Retype exactly what runs from the first line of the data to the line with "Chart.register(...registerables);", keeping both of those lines and skipping pictures.

— begin Recorded data —

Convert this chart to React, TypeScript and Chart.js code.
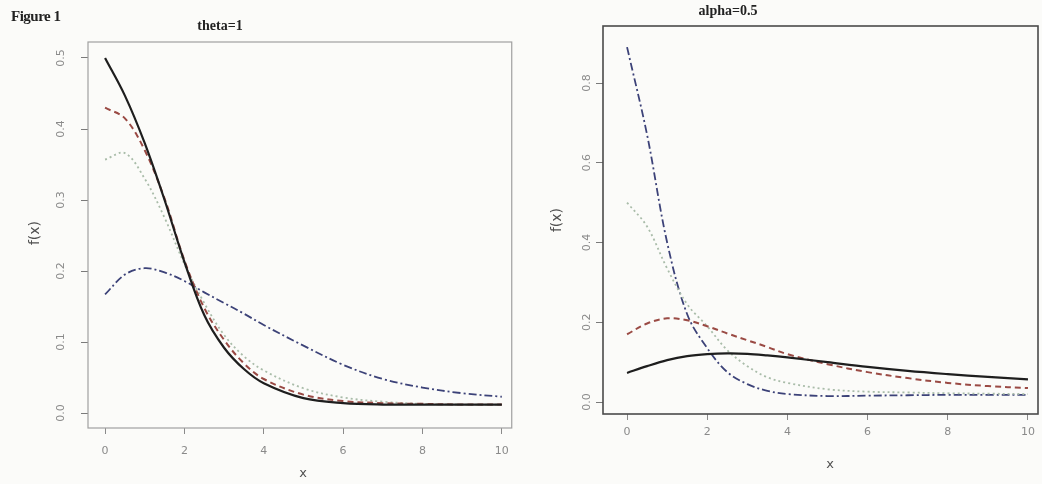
import React, { useEffect, useRef } from "react";
import { Chart, registerables } from "chart.js";

Chart.register(...registerables);

// ---------- data ----------
const xValues = [0, 0.5, 1, 1.5, 2, 2.5, 3, 3.5, 4, 5, 6, 7, 8, 9, 10];

// Left panel: theta=1
const thetaSolid = [0.5, 0.447, 0.38, 0.3, 0.213, 0.138, 0.092, 0.062, 0.042, 0.021, 0.014, 0.012, 0.012, 0.012, 0.012];
const thetaDashed = [0.43, 0.415, 0.37, 0.302, 0.215, 0.148, 0.103, 0.07, 0.048, 0.026, 0.017, 0.014, 0.013, 0.012, 0.012];
const thetaDotted = [0.357, 0.366, 0.33, 0.275, 0.21, 0.155, 0.11, 0.08, 0.06, 0.035, 0.022, 0.016, 0.013, 0.012, 0.012];
const thetaDotDash = [0.167, 0.195, 0.204, 0.198, 0.186, 0.17, 0.155, 0.14, 0.124, 0.095, 0.068, 0.048, 0.036, 0.028, 0.023];

// Right panel: alpha=0.5
const alphaSolid = [0.073, 0.09, 0.105, 0.115, 0.12, 0.122, 0.121, 0.117, 0.112, 0.1, 0.088, 0.078, 0.07, 0.063, 0.057];
const alphaDashed = [0.17, 0.197, 0.21, 0.205, 0.19, 0.172, 0.155, 0.138, 0.12, 0.095, 0.075, 0.06, 0.048, 0.04, 0.035];
const alphaDotted = [0.5, 0.44, 0.335, 0.245, 0.19, 0.13, 0.09, 0.062, 0.048, 0.032, 0.026, 0.024, 0.022, 0.021, 0.02];
const alphaDotDash = [0.89, 0.67, 0.4, 0.22, 0.135, 0.075, 0.045, 0.028, 0.02, 0.015, 0.016, 0.017, 0.018, 0.018, 0.018];

const xTicks = [0, 2, 4, 6, 8, 10];
const yTicksLeft = [0, 0.1, 0.2, 0.3, 0.4, 0.5];
const yTicksRight = [0, 0.2, 0.4, 0.6, 0.8];

const figureLabel = "Figure 1";
const leftTitle = "theta=1";
const rightTitle = "alpha=0.5";
const yTitle = "f(x)";
const xTitle = "x";

// ---------- styles ----------
const seriesStyles = [
  { color: "#1e1e1e", width: 2.2, dash: [] as number[] },
  { color: "#9a4a44", width: 2, dash: [6, 4] },
  { color: "#a9bca9", width: 1.8, dash: [2, 3] },
  { color: "#3c4278", width: 1.8, dash: [8, 3, 2, 3] },
];

type PanelCfg = {
  width: number;
  series: number[][];
  xMin: number;
  xMax: number;
  yMin: number;
  yMax: number;
  yTicks: number[];
  pad: { top: number; right: number };
  yAxisWidth: number;
  xAxisHeight: number;
  boxColor: string;
  boxWidth: number;
  tickPad: number;
  yLabelX: number;
  yTitlePos: [number, number];
  xTitlePos: [number, number];
};

const leftCfg: PanelCfg = {
  width: 520,
  series: [thetaSolid, thetaDashed, thetaDotted, thetaDotDash],
  xMin: -0.43,
  xMax: 10.25,
  yMin: -0.021,
  yMax: 0.5225,
  yTicks: yTicksLeft,
  pad: { top: 42, right: 8 },
  yAxisWidth: 88,
  xAxisHeight: 56,
  boxColor: "#a0a0a0",
  boxWidth: 1.2,
  tickPad: 11,
  yLabelX: 61,
  yTitlePos: [35, 233],
  xTitlePos: [303, 474],
};

const rightCfg: PanelCfg = {
  width: 522,
  series: [alphaSolid, alphaDashed, alphaDotted, alphaDotDash],
  xMin: -0.6,
  xMax: 10.25,
  yMin: -0.03,
  yMax: 0.943,
  yTicks: yTicksRight,
  pad: { top: 26, right: 4 },
  yAxisWidth: 83,
  xAxisHeight: 70,
  boxColor: "#4a4a4a",
  boxWidth: 1.6,
  tickPad: 6,
  yLabelX: 67,
  yTitlePos: [37, 220],
  xTitlePos: [310, 465],
};

function Panel({ cfg }: { cfg: PanelCfg }) {
  const ref = useRef<HTMLCanvasElement | null>(null);
  useEffect(() => {
    if (!ref.current) return;
    const decor = {
      id: "rDecor",
      afterDraw(chart: any) {
        const { ctx, chartArea } = chart;
        const y = chart.scales.y;
        ctx.save();
        ctx.strokeStyle = cfg.boxColor;
        ctx.lineWidth = cfg.boxWidth;
        ctx.strokeRect(
          chartArea.left,
          chartArea.top,
          chartArea.right - chartArea.left,
          chartArea.bottom - chartArea.top
        );
        ctx.fillStyle = "#8a8a8a";
        ctx.font = "11px 'DejaVu Sans'";
        ctx.textAlign = "center";
        ctx.textBaseline = "middle";
        cfg.yTicks.forEach((v) => {
          const py = y.getPixelForValue(v);
          ctx.save();
          ctx.translate(cfg.yLabelX, py);
          ctx.rotate(-Math.PI / 2);
          ctx.fillText(v.toFixed(1), 0, 0);
          ctx.restore();
        });
        ctx.fillStyle = "#505050";
        ctx.font = "14px 'DejaVu Sans'";
        ctx.save();
        ctx.translate(cfg.yTitlePos[0], cfg.yTitlePos[1]);
        ctx.rotate(-Math.PI / 2);
        ctx.fillText(yTitle, 0, 0);
        ctx.restore();
        ctx.font = "13px 'DejaVu Sans'";
        ctx.fillText(xTitle, cfg.xTitlePos[0], cfg.xTitlePos[1]);
        ctx.restore();
      },
    };
    const chart = new Chart(ref.current, {
      type: "line",
      data: {
        datasets: cfg.series.map((vals, i) => ({
          label: "s" + i,
          data: vals.map((v, k) => ({ x: xValues[k], y: v })),
          borderColor: seriesStyles[i].color,
          borderWidth: seriesStyles[i].width,
          borderDash: seriesStyles[i].dash,
          pointRadius: 0,
          fill: false,
          tension: 0.35,
        })),
      },
      options: {
        animation: false,
        responsive: false,
        maintainAspectRatio: false,
        layout: { padding: { top: cfg.pad.top, right: cfg.pad.right, left: 0, bottom: 0 } },
        plugins: { legend: { display: false }, tooltip: { enabled: false }, title: { display: false } },
        scales: {
          x: {
            type: "linear",
            min: cfg.xMin,
            max: cfg.xMax,
            afterBuildTicks: (s: any) => {
              s.ticks = xTicks.map((v) => ({ value: v }));
            },
            afterFit: (s: any) => {
              s.height = cfg.xAxisHeight;
            },
            border: { display: false },
            grid: { drawOnChartArea: false, drawTicks: true, tickLength: 6, color: "#8a8a8a", lineWidth: 1 },
            ticks: {
              color: "#8a8a8a",
              padding: cfg.tickPad,
              font: { family: "'DejaVu Sans'", size: 11 },
              maxRotation: 0,
              autoSkip: false,
              callback: (v: any) => String(v),
            },
          },
          y: {
            type: "linear",
            min: cfg.yMin,
            max: cfg.yMax,
            afterBuildTicks: (s: any) => {
              s.ticks = cfg.yTicks.map((v) => ({ value: v }));
            },
            afterFit: (s: any) => {
              s.width = cfg.yAxisWidth;
            },
            border: { display: false },
            grid: { drawOnChartArea: false, drawTicks: true, tickLength: 7, color: "#7a7a7a", lineWidth: 1 },
            ticks: { display: false },
          },
        },
      },
      plugins: [decor],
    });
    return () => chart.destroy();
  }, [cfg]);
  return <canvas ref={ref} width={cfg.width} height={484} style={{ display: "block" }} />;
}

export default function App() {
  return (
    <div
      style={{
        position: "fixed",
        left: 0,
        top: 0,
        width: 1042,
        height: 484,
        background: "#fbfbf9",
        overflow: "hidden",
      }}
    >
      <div style={{ position: "absolute", left: 0, top: 0 }}>
        <Panel cfg={leftCfg} />
      </div>
      <div style={{ position: "absolute", left: 520, top: 0 }}>
        <Panel cfg={rightCfg} />
      </div>
      <div
        style={{
          position: "absolute",
          left: 11,
          top: 8,
          font: "bold 15px 'Liberation Serif'",
          color: "#222",
          letterSpacing: -0.5,
        }}
      >
        {figureLabel}
      </div>
      <div
        style={{
          position: "absolute",
          left: 220,
          top: 18,
          transform: "translateX(-50%)",
          font: "bold 14px 'Liberation Serif'",
          color: "#222",
          whiteSpace: "nowrap",
        }}
      >
        {leftTitle}
      </div>
      <div
        style={{
          position: "absolute",
          left: 728,
          top: 3,
          transform: "translateX(-50%)",
          font: "bold 14px 'Liberation Serif'",
          color: "#222",
          whiteSpace: "nowrap",
        }}
      >
        {rightTitle}
      </div>
    </div>
  );
}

— end Recorded data —

▸ **Exercise output**:
Convert this chart to React, TypeScript and Chart.js code.
import React, { useEffect, useRef } from "react";
import { Chart, registerables } from "chart.js";

Chart.register(...registerables);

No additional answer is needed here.